▶ [DIRECTIVE]: From the listing below, count the lines where the string "this" occurs. Give the number, with no other words.
# Start of EXCERPTED DATA
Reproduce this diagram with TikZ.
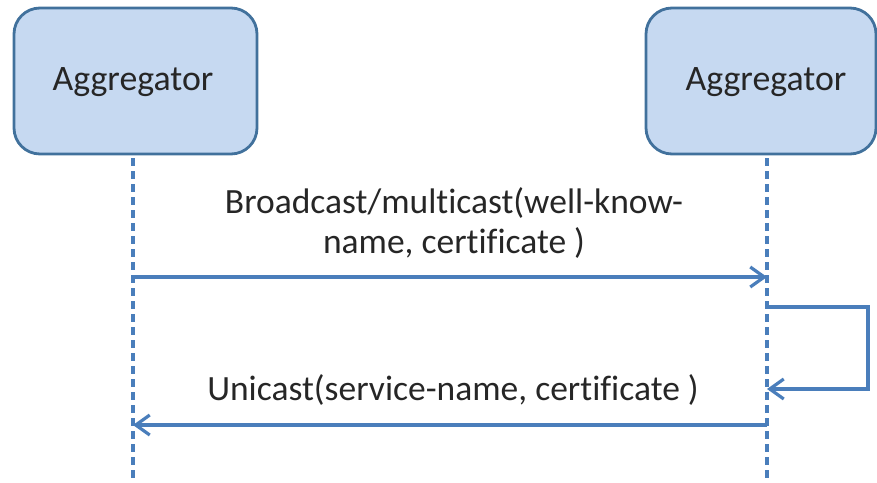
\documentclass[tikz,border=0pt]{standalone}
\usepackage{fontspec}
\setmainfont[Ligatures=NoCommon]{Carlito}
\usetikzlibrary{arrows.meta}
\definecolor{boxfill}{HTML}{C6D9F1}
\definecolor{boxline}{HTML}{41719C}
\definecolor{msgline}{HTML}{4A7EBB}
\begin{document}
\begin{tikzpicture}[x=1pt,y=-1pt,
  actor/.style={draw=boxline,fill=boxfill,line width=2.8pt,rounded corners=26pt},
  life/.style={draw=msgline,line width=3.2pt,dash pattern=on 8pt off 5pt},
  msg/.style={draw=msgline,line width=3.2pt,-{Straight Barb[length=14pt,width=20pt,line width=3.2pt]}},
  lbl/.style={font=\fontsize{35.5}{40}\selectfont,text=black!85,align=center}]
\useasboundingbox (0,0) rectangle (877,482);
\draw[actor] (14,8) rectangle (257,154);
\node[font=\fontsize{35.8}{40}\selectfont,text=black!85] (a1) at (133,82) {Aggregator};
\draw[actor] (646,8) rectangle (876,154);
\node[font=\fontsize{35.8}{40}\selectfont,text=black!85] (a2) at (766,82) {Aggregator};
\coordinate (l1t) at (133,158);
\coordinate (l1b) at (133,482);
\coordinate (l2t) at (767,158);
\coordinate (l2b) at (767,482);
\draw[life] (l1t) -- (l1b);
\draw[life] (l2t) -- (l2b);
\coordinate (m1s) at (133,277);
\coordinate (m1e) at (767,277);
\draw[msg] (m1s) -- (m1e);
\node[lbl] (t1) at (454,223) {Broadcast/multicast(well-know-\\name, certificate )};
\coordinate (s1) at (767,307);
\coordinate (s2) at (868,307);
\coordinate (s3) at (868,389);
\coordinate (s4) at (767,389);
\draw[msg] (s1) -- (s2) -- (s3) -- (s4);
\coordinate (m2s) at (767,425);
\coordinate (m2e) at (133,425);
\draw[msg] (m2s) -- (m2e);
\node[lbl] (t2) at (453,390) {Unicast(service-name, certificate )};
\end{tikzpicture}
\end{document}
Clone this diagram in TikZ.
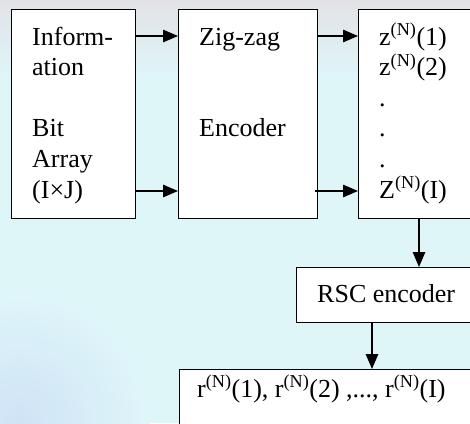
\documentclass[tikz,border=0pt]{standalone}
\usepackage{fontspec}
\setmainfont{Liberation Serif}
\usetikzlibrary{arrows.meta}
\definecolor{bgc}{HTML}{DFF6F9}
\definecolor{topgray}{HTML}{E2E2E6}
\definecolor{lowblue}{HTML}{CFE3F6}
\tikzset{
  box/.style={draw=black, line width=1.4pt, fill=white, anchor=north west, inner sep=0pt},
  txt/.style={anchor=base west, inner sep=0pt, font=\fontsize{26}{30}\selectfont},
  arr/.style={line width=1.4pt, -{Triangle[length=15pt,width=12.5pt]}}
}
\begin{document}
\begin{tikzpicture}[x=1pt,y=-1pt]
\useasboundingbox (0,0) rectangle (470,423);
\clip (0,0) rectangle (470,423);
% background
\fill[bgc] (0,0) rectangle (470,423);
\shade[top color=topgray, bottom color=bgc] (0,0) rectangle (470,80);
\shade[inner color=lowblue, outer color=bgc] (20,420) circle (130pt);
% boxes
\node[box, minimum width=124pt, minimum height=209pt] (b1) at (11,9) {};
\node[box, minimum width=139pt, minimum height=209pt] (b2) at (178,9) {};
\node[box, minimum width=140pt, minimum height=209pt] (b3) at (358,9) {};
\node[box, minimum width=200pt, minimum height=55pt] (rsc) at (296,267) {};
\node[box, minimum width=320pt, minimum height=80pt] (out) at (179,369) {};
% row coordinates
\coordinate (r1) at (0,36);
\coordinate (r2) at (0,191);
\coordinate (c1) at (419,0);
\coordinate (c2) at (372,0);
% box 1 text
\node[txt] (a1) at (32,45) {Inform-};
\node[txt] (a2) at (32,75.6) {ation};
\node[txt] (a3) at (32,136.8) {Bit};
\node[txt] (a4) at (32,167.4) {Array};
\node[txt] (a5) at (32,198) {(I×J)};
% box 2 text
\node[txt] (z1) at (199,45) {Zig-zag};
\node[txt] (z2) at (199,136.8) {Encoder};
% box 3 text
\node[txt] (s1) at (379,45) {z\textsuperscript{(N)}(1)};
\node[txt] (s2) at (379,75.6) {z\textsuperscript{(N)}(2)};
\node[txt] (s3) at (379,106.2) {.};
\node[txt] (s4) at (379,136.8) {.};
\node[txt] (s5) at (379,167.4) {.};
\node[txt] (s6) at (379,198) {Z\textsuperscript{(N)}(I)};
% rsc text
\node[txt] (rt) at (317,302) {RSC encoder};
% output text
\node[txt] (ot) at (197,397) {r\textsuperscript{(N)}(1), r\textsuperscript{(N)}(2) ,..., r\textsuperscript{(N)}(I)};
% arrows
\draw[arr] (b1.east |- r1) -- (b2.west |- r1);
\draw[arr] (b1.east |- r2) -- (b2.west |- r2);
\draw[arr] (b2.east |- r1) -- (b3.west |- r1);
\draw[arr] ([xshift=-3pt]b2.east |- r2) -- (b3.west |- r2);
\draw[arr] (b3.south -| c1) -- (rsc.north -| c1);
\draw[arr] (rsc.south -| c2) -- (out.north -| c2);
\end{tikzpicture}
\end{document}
# End of EXCERPTED DATA
▶ [SOLUTION TO THE EXERCISE]: 2